2015 awardee Cyril Lee underwent his attachment in Lagranja, a product and interior design company in Barcelona. There he had the chance to participate in many areas of their work, from drafting to prototyping to improving products. With a particular interest in the inclusivity and sustainability of design, he observed that these qualities, rather than being eye-catching novelties, “are the basic requirements of modern design in Europe.” He came to realise the social responsibility of designers, “we should think whether a design can actually improve the quality of life and push the society forward. If it is designed only to please clients or consumers, we are at the position to say no and initiate a change of mindset.” His learning lies not in picking up a Mediterranean design style but realising his own shortcomings and ways to improve — for example, by taking action, “only after trying things out will one know if an idea works.” After his overseas episode, he has been focused on developing his studio Blackbody Lab, experimenting with projects like Open Wallet, an origami wallet and also a design demonstration on how proper Upcycle should integrate with the product life cycle and the existing recycling system.

Having completed his bachelor's degree in the Hong Kong Polytechnic University, Westley Wong won DFA HKYDTA in 2015 and gained the chance to further his studies in graphic branding and identity at the University of the Arts London. To open up new perspectives in his design practice, he investigated the origin and history of branding design in his Master’s dissertation. In the UK, he witnessed the importance of good social systems, “good systems enable a good ecology in the industry, assuring designers of a livelihood and indirectly facilitating the making of great designs.” He also saw how “good education empowers commoners to be good judges of talent. Good aesthetic education is not only about trends but the basic judgement of beauty, which can lead people to have a tasteful and quality life.” The experience broadened his understanding of design to a systemic level. “It has become part of my values, which I will spread to more people in different ways like in my designs.”

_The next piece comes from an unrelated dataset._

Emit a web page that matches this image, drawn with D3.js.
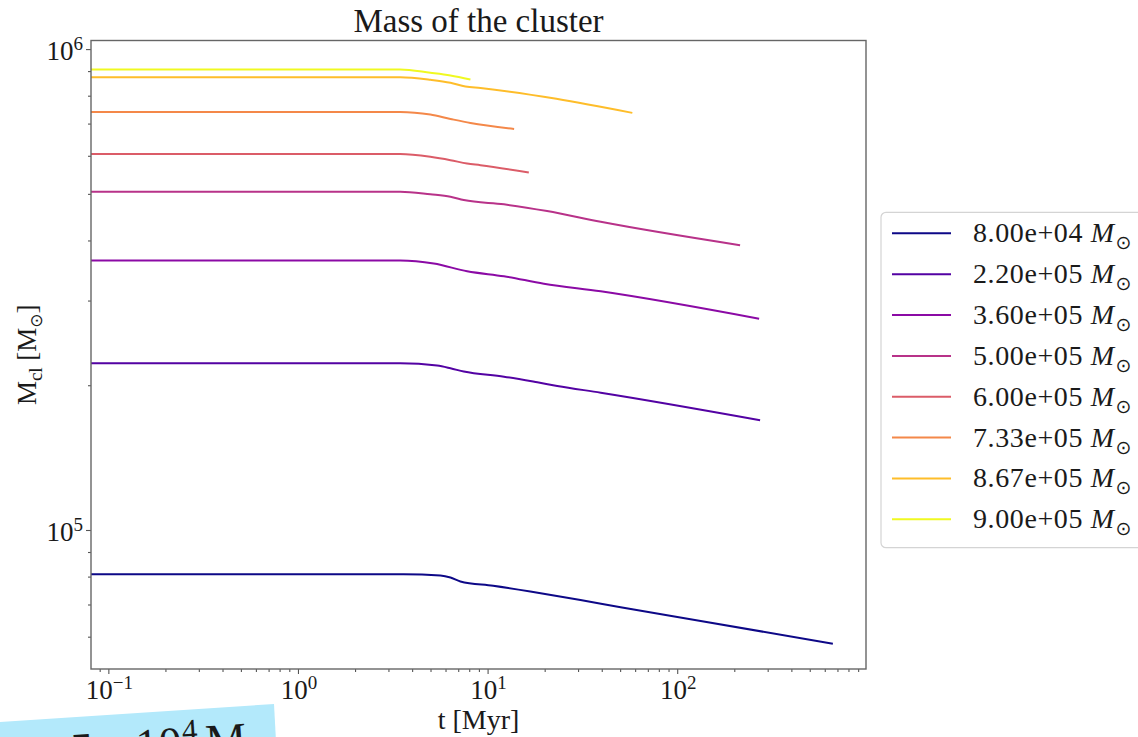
<!DOCTYPE html>
<html>
<head>
  <meta charset="utf-8">
  <title>Mass of the cluster</title>
  <script src="https://d3js.org/d3.v7.min.js"></script>
  <style>
    body { margin: 0; background: #fff; overflow: hidden; }
    text { font-family: "Liberation Serif", "DejaVu Serif", serif; fill: #1a1a1a; }
  </style>
</head>
<body>
<div id="my_dataviz"></div>
<script>

// ---- data (t in Myr, mass in solar masses) ----
var massLabels = ["8.00e+04", "2.20e+05", "3.60e+05", "5.00e+05",
                  "6.00e+05", "7.33e+05", "8.67e+05", "9.00e+05"];

var time80k  = [0.08, 3.6, 5.64, 6.37, 7.19, 10.7, 16.8, 30.9, 50.3, 133, 662];
var mass80k  = [80930, 80930, 80430, 79660, 78140, 76540, 74470, 71500, 69100, 64700, 58000];

var time220k = [0.08, 3.46, 5.42, 6.37, 7.49, 12.2, 18.3, 23.3, 39.5, 273.6];
var mass220k = [222200, 222200, 219700, 216900, 213500, 208400, 202800, 199300, 193000, 169200];

var time360k = [0.08, 3.46, 5.2, 7.8, 12.2, 19.8, 39.5, 270.4];
var mass360k = [363400, 363400, 358200, 345100, 336900, 325300, 313500, 274900];

var time500k = [0.08, 3.46, 4.99, 6.37, 7.49, 12.2, 20.6, 39.5, 214.6];
var mass500k = [505200, 505200, 498900, 493200, 485400, 475500, 460500, 437400, 391000];

var time600k = [0.08, 3.46, 4.99, 6.37, 7.8, 9.17, 16.5];
var mass600k = [604800, 604800, 597000, 587600, 578100, 573700, 553600];

var time733k = [0.08, 3.46, 4.99, 6.37, 8.12, 13.8];
var mass733k = [740300, 740300, 730800, 715800, 702100, 682200];

var time867k = [0.08, 3.46, 4.99, 6.37, 7.64, 9.17, 58.0];
var mass867k = [873900, 873900, 863100, 850800, 835800, 829800, 736800];

var time900k = [0.08, 3.46, 4.99, 6.37, 8.12];
var mass900k = [907000, 907000, 892700, 881300, 864500];

var xMajor = [0.1, 1, 10, 100];
var xExponents = ["\u22121", "0", "1", "2"];
var yMajor = [1e5, 1e6];
var yExponents = ["5", "6"];

var times  = [time80k, time220k, time360k, time500k, time600k, time733k, time867k, time900k];
var masses = [mass80k, mass220k, mass360k, mass500k, mass600k, mass733k, mass867k, mass900k];

var series = massLabels.map(function(lab, i) {
  return {
    label: lab,
    color: d3.interpolatePlasma(i / (massLabels.length - 1)),
    points: times[i].map(function(t, j) { return {t: t, m: masses[i][j]}; })
  };
});

// ---- layout ----
var W = 1138, H = 737;
var margin = {top: 40.5, right: 272, bottom: 68, left: 91};
var innerW = W - margin.left - margin.right,
    innerH = H - margin.top - margin.bottom;

var svg = d3.select("#my_dataviz")
  .append("svg")
    .attr("width", W)
    .attr("height", H);

var g = svg.append("g")
    .attr("transform", "translate(" + margin.left + "," + margin.top + ")");

// scales
var x = d3.scaleLog().domain([0.081, 990]).range([0, innerW]);
var y = d3.scaleLog().domain([51400, 1.042e6]).range([innerH, 0]);

var xMinor = x.ticks().filter(function(v) { return Math.abs(Math.log10(v) % 1) > 1e-6; });
var yMinor = y.ticks().filter(function(v) { return Math.abs(Math.log10(v) % 1) > 1e-6; });

// axes (ticks only, labels drawn below with superscripts)
var tickColor = "#555";
function styleAxis(sel) {
  sel.select(".domain").remove();
  sel.selectAll(".tick line").attr("stroke", tickColor).attr("stroke-width", 1.1);
}
g.append("g").attr("transform", "translate(0," + innerH + ")")
  .call(d3.axisBottom(x).tickValues(xMajor).tickSize(5).tickFormat(""))
  .call(styleAxis);
g.append("g").attr("transform", "translate(0," + innerH + ")")
  .call(d3.axisBottom(x).tickValues(xMinor).tickSize(3).tickFormat(""))
  .call(styleAxis);
g.append("g")
  .call(d3.axisLeft(y).tickValues(yMajor).tickSize(5).tickFormat(""))
  .call(styleAxis);
g.append("g")
  .call(d3.axisLeft(y).tickValues(yMinor).tickSize(3).tickFormat(""))
  .call(styleAxis);

// x tick labels 10^n
xMajor.forEach(function(v, i) {
  var t = g.append("text")
    .attr("x", x(v) + 1)
    .attr("y", innerH + 30)
    .attr("text-anchor", "middle")
    .style("font-size", "27px");
  t.append("tspan").text("10");
  t.append("tspan").attr("dy", -10).style("font-size", "19px").text(xExponents[i]);
});

// y tick labels 10^n
yMajor.forEach(function(v, i) {
  var t = g.append("text")
    .attr("x", -8)
    .attr("y", y(v) + 11)
    .attr("text-anchor", "end")
    .style("font-size", "27px");
  t.append("tspan").text("10");
  t.append("tspan").attr("dy", -10).style("font-size", "19px").text(yExponents[i]);
});

// clip + lines
g.append("clipPath").attr("id", "plotclip")
  .append("rect").attr("width", innerW).attr("height", innerH);

var line = d3.line()
  .x(function(d) { return x(d.t); })
  .y(function(d) { return y(d.m); })
  .curve(d3.curveMonotoneX);

g.append("g").attr("clip-path", "url(#plotclip)")
  .selectAll("path")
  .data(series)
  .enter()
  .append("path")
    .attr("d", function(d) { return line(d.points); })
    .attr("fill", "none")
    .attr("stroke", function(d) { return d.color; })
    .attr("stroke-width", 2);

// frame
g.append("rect")
  .attr("width", innerW).attr("height", innerH)
  .attr("fill", "none")
  .attr("stroke", "#666")
  .attr("stroke-width", 1.4);

// title and axis labels
svg.append("text")
  .attr("x", margin.left + innerW / 2)
  .attr("y", 32)
  .attr("text-anchor", "middle")
  .style("font-size", "33px")
  .text("Mass of the cluster");

svg.append("text")
  .attr("x", margin.left + innerW / 2)
  .attr("y", 729)
  .attr("text-anchor", "middle")
  .style("font-size", "28px")
  .text("t [Myr]");

var yl = svg.append("text")
  .attr("transform", "translate(36," + (margin.top + innerH / 2) + ") rotate(-90)")
  .attr("text-anchor", "middle")
  .style("font-size", "27px");
yl.append("tspan").text("M");
yl.append("tspan").attr("dy", 6).style("font-size", "19px").text("cl");
yl.append("tspan").attr("dy", -6).text(" [M");
yl.append("tspan").attr("dy", 6).style("font-size", "17px").style("font-family", "DejaVu Sans").text("\u2299");
yl.append("tspan").attr("dy", -6).text("]");

// legend
var legend = svg.append("g");
legend.append("rect")
  .attr("x", 881).attr("y", 212.3)
  .attr("width", 300).attr("height", 335.4)
  .attr("rx", 5)
  .attr("fill", "#fff")
  .attr("stroke", "#d4d4d4")
  .attr("stroke-width", 1.2);

var rows = legend.selectAll("g.row")
  .data(series)
  .enter()
  .append("g")
    .attr("class", "row")
    .attr("transform", function(d, i) { return "translate(0," + (233.3 + i * 40.86) + ")"; });

rows.append("line")
  .attr("x1", 892).attr("x2", 951)
  .attr("stroke", function(d) { return d.color; })
  .attr("stroke-width", 2);

var lt = rows.append("text")
  .attr("x", 973)
  .attr("y", 9)
  .style("font-size", "28px")
  .style("letter-spacing", "0.6px");
lt.append("tspan").text(function(d) { return d.label + " "; });
lt.append("tspan").style("font-style", "italic").text("M");
lt.append("tspan").attr("dy", 7).attr("dx", 1).style("font-size", "19px").style("font-family", "DejaVu Sans").text("\u2299");

// cut-off slide box in the bottom-left corner
svg.append("polygon")
  .attr("points", "0,722 274,704 277,760 0,760")
  .attr("fill", "#b3e9fb");
var note = svg.append("g")
  .attr("transform", "translate(0,770) rotate(-3.76)")
  .style("font-size", "46px");
note.append("text").attr("x", 8).style("font-style", "italic").text("t");
note.append("text").attr("x", 34).text("=");
note.append("text").attr("x", 72).text("5");
note.append("text").attr("x", 103).text("\u00d7");
note.append("text").attr("x", 137).text("10");
note.append("text").attr("x", 184).attr("y", -17).style("font-size", "31px").text("4");
note.append("text").attr("x", 207).text("M");

</script>
</body>
</html>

Besides Alvin, Cyril and Westley, Emily Tang, Comma Leung, and Nelson Leung also shared their experience in Spain, Japan, the US and Taiwan respectively. The alumni sharing and networking night was successfully held at the Wool Resource Centre  thanks to the support of The Woolmark Company. The Wool Resource Centre was established in Hong Kong in 2016 as a multifunctional space and a global hub to inspire, connect and educate international brands and the textile and apparel industries. It is also a dynamic platform and venue for cross-disciplinary meet-ups and exchanges, such as our alumni networking night.